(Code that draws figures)
------------------------------
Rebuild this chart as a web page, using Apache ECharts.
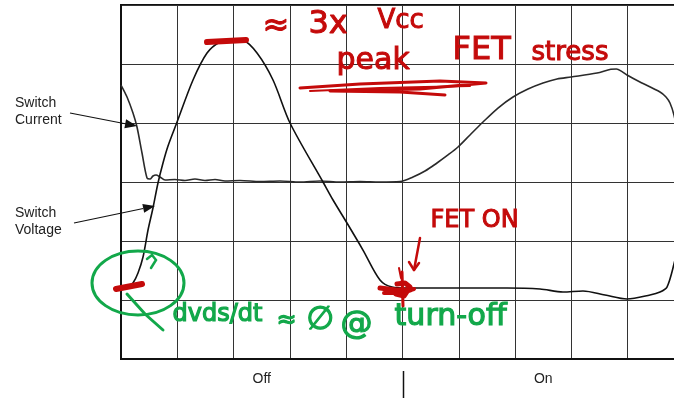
<!DOCTYPE html>
<html>
<head>
<meta charset="utf-8">
<script src="https://cdn.jsdelivr.net/npm/echarts@6/dist/echarts.min.js"></script>
<style>html,body{margin:0;padding:0;background:#fff;overflow:hidden;width:674px;height:398px;}#c{width:700px;height:398px;}</style>
</head>
<body>
<div id="c"></div>
<script>
// Switch voltage trace [time division, vertical division]
const voltageX = [0, 0.124, 0.213, 0.302, 0.391, 0.480, 0.568, 0.657, 0.746, 0.835, 0.989, 1.279, 1.528, 1.758, 1.989, 2.167, 2.416, 2.700, 3.002, 3.588, 3.766, 4.014, 4.298, 4.600, 4.813, 5.080, 6.075, 6.856, 7.442, 7.851, 8.206, 8.597, 8.988, 9.396, 9.574, 9.698, 9.822, 9.893, 9.96];
const voltageY = [1.203, 1.220, 1.288, 1.458, 1.729, 2.186, 2.559, 2.983, 3.322, 3.610, 4.000, 4.729, 5.186, 5.373, 5.424, 5.407, 5.186, 4.729, 4.000, 3.000, 2.695, 2.305, 1.847, 1.339, 1.220, 1.203, 1.203, 1.203, 1.186, 1.136, 1.153, 1.085, 1.017, 1.085, 1.136, 1.220, 1.610, 1.930, 2.6];
// Switch current trace
const currentX = [0, 0.107, 0.213, 0.284, 0.373, 0.462, 0.515, 0.568, 0.622, 0.693, 0.782, 0.959, 1.137, 1.314, 1.492, 1.670, 1.847, 2.114, 2.469, 2.824, 3.179, 3.535, 3.890, 4.245, 4.600, 4.956, 5.187, 5.400, 5.613, 5.808, 5.986, 6.199, 6.430, 6.696, 6.963, 7.229, 7.496, 7.744, 7.993, 8.455, 8.700, 8.800, 8.900, 8.988, 9.218, 9.574, 9.680, 9.751, 9.822, 9.893, 9.96];
const currentY = [4.644, 4.441, 4.169, 3.932, 3.492, 3.068, 3.051, 3.102, 3.119, 3.085, 3.034, 3.042, 3.025, 3.051, 3.025, 3.042, 3.017, 3.025, 3.008, 3.017, 3.000, 3.017, 3.000, 3.008, 3.000, 3.008, 3.085, 3.186, 3.322, 3.458, 3.593, 3.797, 4.017, 4.254, 4.441, 4.576, 4.678, 4.746, 4.780, 4.847, 4.910, 4.915, 4.870, 4.814, 4.695, 4.525, 4.441, 4.339, 4.136, 3.797, 3.2];
// Bottom phase labels
const phaseLabels = ['Off', 'On'];
const phaseCenters = [2.5, 7.5];
const phaseDivider = 5;

const voltage = voltageX.map((x, i) => [x, voltageY[i]]);
const current = currentX.map((x, i) => [x, currentY[i]]);

const chart = echarts.init(document.getElementById('c'), null, {renderer: 'canvas'});
const axisCommon = {
  type: 'value',
  axisLabel: {show: false},
  axisTick: {show: false},
  axisLine: {show: true, lineStyle: {color: '#111', width: 2}},
  splitLine: {show: true, lineStyle: {color: '#333', width: 1}}
};
const option = {
  animation: false,
  backgroundColor: '#fff',
  grid: {left: 121, top: 5, width: 563, height: 354, show: true, borderColor: '#111', borderWidth: 2, backgroundColor: 'transparent'},
  xAxis: Object.assign({}, axisCommon, {min: 0, max: 10, interval: 1}),
  yAxis: Object.assign({}, axisCommon, {min: 0, max: 6, interval: 1}),
  series: [
    {type: 'line', data: current, showSymbol: false, smooth: 0.3, lineStyle: {color: '#2a2a2a', width: 1.6}, z: 3},
    {type: 'line', data: voltage, showSymbol: false, smooth: 0.3, lineStyle: {color: '#111', width: 1.6}, z: 4}
  ]
};
chart.setOption(option);

const red = '#c40a0a';
const green = '#12a84a';
const hand = '"DejaVu Sans", sans-serif';
const g = [];
// left labels
const lab = (t, x, y) => ({type: 'text', left: x, top: y, style: {text: t, font: '14px "Liberation Sans", Arial, sans-serif', fill: '#222'}, z: 10});
g.push(lab('Switch', 15, 96), lab('Current', 15, 113), lab('Switch', 15, 206), lab('Voltage', 15, 223));
// arrows
function arrow(x1, y1, x2, y2, col, w) {
  const a = Math.atan2(y2 - y1, x2 - x1), L = 12, W = 4.5;
  const bx = x2 - L * Math.cos(a), by = y2 - L * Math.sin(a);
  const nx = -Math.sin(a) * W, ny = Math.cos(a) * W;
  g.push({type: 'line', shape: {x1: x1, y1: y1, x2: bx, y2: by}, style: {stroke: col, lineWidth: w}, z: 10});
  g.push({type: 'polygon', shape: {points: [[x2, y2], [bx + nx, by + ny], [bx - nx, by - ny]]}, style: {fill: col}, z: 10});
}
arrow(70, 113, 137, 126, '#111', 1.2);
arrow(74, 223, 155, 206, '#111', 1.2);
// phase labels and divider
const yBase = chart.convertToPixel({gridIndex: 0}, [0, 0])[1];
phaseLabels.forEach((t, i) => {
  const px = chart.convertToPixel({gridIndex: 0}, [phaseCenters[i], 0])[0];
  g.push({type: 'text', x: px, y: yBase + 20, style: {text: t, font: '14px "Liberation Sans", Arial, sans-serif', fill: '#222', align: 'center', verticalAlign: 'middle'}, z: 10});
});
const dx = Math.round(chart.convertToPixel({gridIndex: 0}, [phaseDivider, 0])[0]) + 0.5;
g.push({type: 'line', shape: {x1: dx, y1: yBase + 12, x2: dx, y2: 398}, style: {stroke: '#111', lineWidth: 1.5}, z: 10});

// red annotations
const rt = (t, x, y, s) => ({type: 'text', left: x, top: y, style: {text: t, font: s + 'px ' + hand, fill: red, stroke: red, lineWidth: 1}, z: 12});
g.push(rt('≈', 262, 10, 32), rt('3x', 308, 8, 32), rt('Vcc', 377, 8, 26));
g.push(rt('peak', 336, 46, 30), rt('FET', 452, 34, 32), rt('stress', 531, 40, 26));
g.push(rt('FET ON', 430, 208, 24));
const rl = (pts, w) => g.push({type: 'polyline', shape: {points: pts}, style: {stroke: red, lineWidth: w, lineCap: 'round', lineJoin: 'round', fill: null}, z: 12});
rl([[300, 88], [360, 84], [440, 81], [486, 83], [420, 89], [330, 91], [400, 92], [445, 95]], 3);
rl([[310, 91], [380, 88], [470, 86]], 2);
rl([[207, 42], [246, 40]], 6);
rl([[116, 289], [142, 284]], 6);
rl([[380, 288], [396, 290], [410, 290]], 5);
rl([[384, 293], [400, 293], [414, 289]], 4);
rl([[402, 272], [403, 306]], 3);
rl([[397, 284], [405, 283], [410, 287], [404, 296], [396, 294]], 5);
rl([[420, 238], [414, 270]], 2.5);
rl([[409, 262], [414, 270], [419, 263]], 2.5);
rl([[399, 268], [401, 278]], 2);

// green annotations
g.push({type: 'ellipse', shape: {cx: 138, cy: 283, rx: 46, ry: 32}, style: {stroke: green, lineWidth: 3, fill: null}, z: 11});
g.push({type: 'polyline', shape: {points: [[127, 294], [145, 314], [163, 330]]}, style: {stroke: green, lineWidth: 3, lineCap: 'round', fill: null}, z: 11});
g.push({type: 'polyline', shape: {points: [[147, 259], [152, 255], [156, 260], [151, 268]]}, style: {stroke: green, lineWidth: 2.5, lineCap: 'round', fill: null}, z: 11});
const gt = (t, x, y, s) => ({type: 'text', left: x, top: y, style: {text: t, font: s + 'px ' + hand, fill: green, stroke: green, lineWidth: 1.2}, z: 12});
g.push(gt('dvds/dt', 172, 302, 24), gt('≈', 276, 308, 24), gt('∅', 306, 304, 32), gt('@', 340, 308, 32), gt('turn-off', 394, 302, 30));

chart.setOption({graphic: g});
</script>
</body>
</html>
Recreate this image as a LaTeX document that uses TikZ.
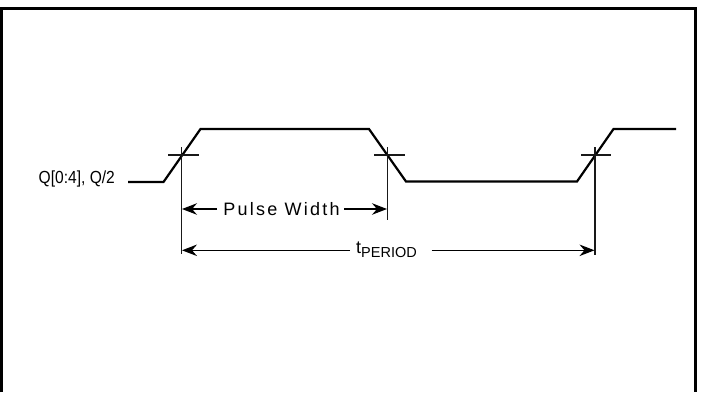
\documentclass[tikz,border=0pt]{standalone}
\usepackage{fontspec}
\setmainfont{Liberation Sans}
\newfontfamily\narrowfont[FakeStretch=0.89]{Liberation Sans}
\newfontfamily\spacedfont[LetterSpace=12.5]{Liberation Sans}
\usetikzlibrary{arrows.meta}
\tikzset{
  px/.style={x=1pt,y=-1pt},
  frameline/.style={line width=3.2pt,black,line cap=butt,line join=miter},
  wave/.style={line width=2.2pt,black,line join=miter},
  thin line/.style={line width=1.1pt,black!90},
  dim/.style={line width=1.1pt,black,-{Stealth[length=15pt,width=11.5pt,inset=5pt]}},
  lbl/.style={inner sep=0pt}
}
\begin{document}
\begin{tikzpicture}[px]
\useasboundingbox (0,0) rectangle (718,392);
\fill[white] (0,0) rectangle (718,392);
% frame
\coordinate (fa) at (1.6,392);
\coordinate (fb) at (1.6,8.4);
\coordinate (fc) at (695.4,8.4);
\coordinate (fd) at (695.4,392);
\draw[frameline] (fa) -- (fb) -- (fc) -- (fd);
% waveform
\coordinate (w0) at (128,182);
\coordinate (w1) at (163.5,182);
\coordinate (w2) at (200.5,129);
\coordinate (w3) at (369,129);
\coordinate (w4) at (406,181.5);
\coordinate (w5) at (577,181.5);
\coordinate (w6) at (613.5,129);
\coordinate (w7) at (676,129);
\draw[wave] (w0) -- (w1) -- (w2) -- (w3) -- (w4) -- (w5) -- (w6) -- (w7);
% thresholds
\coordinate (t1a) at (168,155); \coordinate (t1b) at (198.5,155);
\coordinate (t2a) at (374,155); \coordinate (t2b) at (405,155);
\coordinate (t3a) at (581,155); \coordinate (t3b) at (611,155);
\draw[thin line] (t1a) -- (t1b);
\draw[thin line] (t2a) -- (t2b);
\draw[thin line] (t3a) -- (t3b);
% extension lines
\coordinate (v1a) at (181.5,147); \coordinate (v1b) at (181.5,253.5);
\coordinate (v2a) at (387.5,147); \coordinate (v2b) at (387.5,219.5);
\coordinate (v3a) at (595,147); \coordinate (v3b) at (595,255);
\draw[thin line] (v1a) -- (v1b);
\draw[thin line] (v2a) -- (v2b);
\draw[thin line] (v3a) -- (v3b);
% labels
\node[lbl,anchor=base west] (q) at (38.5,183) {\narrowfont\fontsize{17.5pt}{19pt}\selectfont Q[0:4], Q/2};
\node[lbl,anchor=base] (pw) at (281.5,215) {\spacedfont\fontsize{18pt}{20pt}\selectfont Pulse Width};
\node[lbl,anchor=base west] (tp) at (356,253) {\fontsize{18pt}{20pt}\selectfont t\raisebox{-4.7pt}{\fontsize{14.5pt}{16pt}\selectfont PERIOD}};
% dimension arrows
\coordinate (p1) at (182,209); \coordinate (p2) at (387,209);
\coordinate (r1) at (182,250.3); \coordinate (r2) at (594.5,250.3);
\coordinate (pl) at (217,209); \coordinate (pr) at (344,209);
\coordinate (rl) at (350,250.3); \coordinate (rr) at (431.5,250.3);
\draw[dim] (pl) -- (p1);
\draw[dim] (pr) -- (p2);
\draw[dim] (rl) -- (r1);
\draw[dim] (rr) -- (r2);
\end{tikzpicture}
\end{document}
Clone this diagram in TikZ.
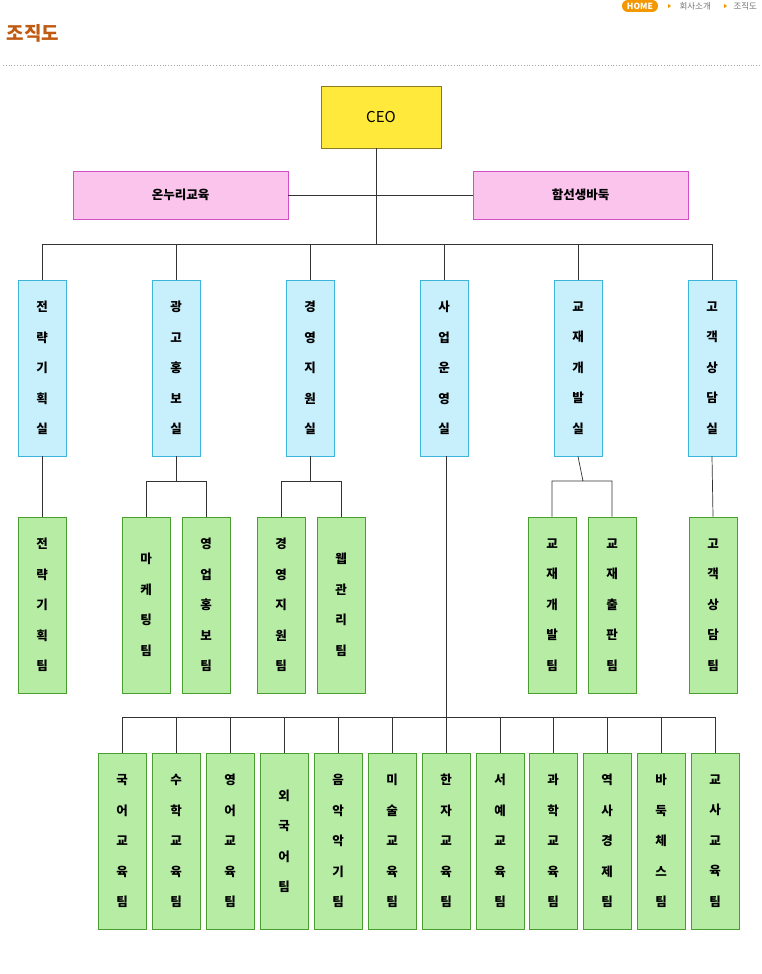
\documentclass[tikz,border=0pt]{standalone}
\usepackage{fontspec}
\setmainfont{Noto Sans CJK KR}
\newfontfamily\kb{Noto Sans CJK KR}[BoldFont={* Bold}]
\begin{document}
\begin{tikzpicture}[x=1pt,y=-1pt,
  box/.style={draw, line width=0.8pt, inner sep=0pt, align=center, font=\fontsize{12.5}{30.5}\selectfont\bfseries},
  ceo/.style={box, fill=ceoY, draw=ceoB, minimum width=120pt, minimum height=62pt, font=\fontsize{15}{18}\selectfont},
  aff/.style={box, fill=pinkF, draw=pinkB, minimum width=215pt, minimum height=48pt, font=\fontsize{12.5}{15}\selectfont\bfseries},
  dept/.style={box, fill=blueF, draw=blueB, minimum width=48pt, minimum height=176pt},
  team/.style={box, fill=greenF, draw=greenB, minimum width=48pt, minimum height=176pt},
  ln/.style={draw=black!80, line width=0.7pt}]
\definecolor{ceoY}{HTML}{FFE93B}\definecolor{ceoB}{HTML}{8A7A20}
\definecolor{pinkF}{HTML}{FBC4EC}\definecolor{pinkB}{HTML}{D050C8}
\definecolor{blueF}{HTML}{C8F0FC}\definecolor{blueB}{HTML}{3CB4DC}
\definecolor{greenF}{HTML}{B6ECA4}\definecolor{greenB}{HTML}{4A9E30}
\definecolor{brn}{HTML}{C05A10}\definecolor{org}{HTML}{F39800}
\useasboundingbox (0,0) rectangle (762,974);
% header
\node[anchor=west, text=brn, font=\fontsize{19}{22}\selectfont\bfseries] (title) at (3,33) {조직도};
\node[fill=org, rounded corners=6pt, text=white, font=\fontsize{8.5}{9}\selectfont\bfseries, inner xsep=5pt, inner ysep=1pt, minimum height=12pt] (home) at (640,6) {HOME};
\node[anchor=west, text=black!55, font=\fontsize{8.5}{9}\selectfont] (bc1) at (676,6) {회사소개};
\node[anchor=west, text=black!55, font=\fontsize{8.5}{9}\selectfont] (bc2) at (730,6) {조직도};
\fill[org] (668,4) -- (671,6) -- (668,8) -- cycle;
\fill[org] (724,4) -- (727,6) -- (724,8) -- cycle;
\draw[black!35, dotted, line width=0.8pt] (3,65) -- (760,65);
% top
\node[ceo] (ceo) at (381,117) {CEO};
\node[aff] (a1) at (180.5,195) {온누리교육};
\node[aff] (a2) at (580.5,195) {함선생바둑};
\coordinate (j1) at (376,195);
\coordinate (j2) at (376,244);
\path[ln] (376,148) -- (j2);
\path[ln] (a1.east) -- (a2.west);
% depts
\foreach \n/\x/\t in {d1/42/전\\략\\기\\획\\실, d2/176/광\\고\\홍\\보\\실, d3/310/경\\영\\지\\원\\실, d4/444/사\\업\\운\\영\\실, d5/578/교\\재\\개\\발\\실, d6/712/고\\객\\상\\담\\실}{
  \node[dept] (\n) at (\x,368) {\t};
  \path[ln] (\n.north) -- (\x,244);
}
\path[ln] (d1.north |- j2) -- (d6.north |- j2);
% teams
\foreach \n/\x/\t in {t1/42/전\\략\\기\\획\\팀, t2/146/마\\케\\팅\\팀, t3/206/영\\업\\홍\\보\\팀, t4/281/경\\영\\지\\원\\팀, t5/341/웹\\관\\리\\팀, t6/552/교\\재\\개\\발\\팀, t7/612/교\\재\\출\\판\\팀, t8/713/고\\객\\상\\담\\팀}{
  \node[team] (\n) at (\x,605) {\t};
}
\path[ln] (d1.south) -- (t1.north);
\path[ln] (d6.south) -- (t8.north);
\path[ln] (d2.south) -- (176,481) (t2.north) |- (t3.north |- 0,481) -- (t3.north);
\path[ln] (d3.south) -- (310,481) (t4.north) |- (t5.north |- 0,481) -- (t5.north);
\path[ln] (d5.south) -- (583,481) (t6.north) |- (t7.north |- 0,481) -- (t7.north);
\path[ln] (d2.south) -- (176,481);
% bottom
\foreach \n/\x/\t in {b1/122/국\\어\\교\\육\\팀, b2/176/수\\학\\교\\육\\팀, b3/230/영\\어\\교\\육\\팀, b4/284/외\\국\\어\\팀, b5/338/음\\악\\악\\기\\팀, b6/392/미\\술\\교\\육\\팀, b7/446/한\\자\\교\\육\\팀, b8/500/서\\예\\교\\육\\팀, b9/553/과\\학\\교\\육\\팀, b10/607/역\\사\\경\\제\\팀, b11/661/바\\둑\\체\\스\\팀, b12/715/교\\사\\교\\육\\팀}{
  \node[team] (\n) at (\x,841) {\t};
  \path[ln] (\n.north) -- (\x,717);
}
\path[ln] (b1.north |- 0,717) -- (b12.north |- 0,717);
\path[ln] (d4.south -| 446,0) -- (446,717);
\end{tikzpicture}
\end{document}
------------------------------
» **Exercise task**: Set down again, exactly, the lines of the material above from its first line to the one with "const phaseDivider = 5;", inclusive. Leave the pictures out.

» **Answer to the exercise**:
Rebuild this chart as a web page, using Apache ECharts.
<!DOCTYPE html>
<html>
<head>
<meta charset="utf-8">
<script src="https://cdn.jsdelivr.net/npm/echarts@6/dist/echarts.min.js"></script>
<style>html,body{margin:0;padding:0;background:#fff;overflow:hidden;width:674px;height:398px;}#c{width:700px;height:398px;}</style>
</head>
<body>
<div id="c"></div>
<script>
// Switch voltage trace [time division, vertical division]
const voltageX = [0, 0.124, 0.213, 0.302, 0.391, 0.480, 0.568, 0.657, 0.746, 0.835, 0.989, 1.279, 1.528, 1.758, 1.989, 2.167, 2.416, 2.700, 3.002, 3.588, 3.766, 4.014, 4.298, 4.600, 4.813, 5.080, 6.075, 6.856, 7.442, 7.851, 8.206, 8.597, 8.988, 9.396, 9.574, 9.698, 9.822, 9.893, 9.96];
const voltageY = [1.203, 1.220, 1.288, 1.458, 1.729, 2.186, 2.559, 2.983, 3.322, 3.610, 4.000, 4.729, 5.186, 5.373, 5.424, 5.407, 5.186, 4.729, 4.000, 3.000, 2.695, 2.305, 1.847, 1.339, 1.220, 1.203, 1.203, 1.203, 1.186, 1.136, 1.153, 1.085, 1.017, 1.085, 1.136, 1.220, 1.610, 1.930, 2.6];
// Switch current trace
const currentX = [0, 0.107, 0.213, 0.284, 0.373, 0.462, 0.515, 0.568, 0.622, 0.693, 0.782, 0.959, 1.137, 1.314, 1.492, 1.670, 1.847, 2.114, 2.469, 2.824, 3.179, 3.535, 3.890, 4.245, 4.600, 4.956, 5.187, 5.400, 5.613, 5.808, 5.986, 6.199, 6.430, 6.696, 6.963, 7.229, 7.496, 7.744, 7.993, 8.455, 8.700, 8.800, 8.900, 8.988, 9.218, 9.574, 9.680, 9.751, 9.822, 9.893, 9.96];
const currentY = [4.644, 4.441, 4.169, 3.932, 3.492, 3.068, 3.051, 3.102, 3.119, 3.085, 3.034, 3.042, 3.025, 3.051, 3.025, 3.042, 3.017, 3.025, 3.008, 3.017, 3.000, 3.017, 3.000, 3.008, 3.000, 3.008, 3.085, 3.186, 3.322, 3.458, 3.593, 3.797, 4.017, 4.254, 4.441, 4.576, 4.678, 4.746, 4.780, 4.847, 4.910, 4.915, 4.870, 4.814, 4.695, 4.525, 4.441, 4.339, 4.136, 3.797, 3.2];
// Bottom phase labels
const phaseLabels = ['Off', 'On'];
const phaseCenters = [2.5, 7.5];
const phaseDivider = 5;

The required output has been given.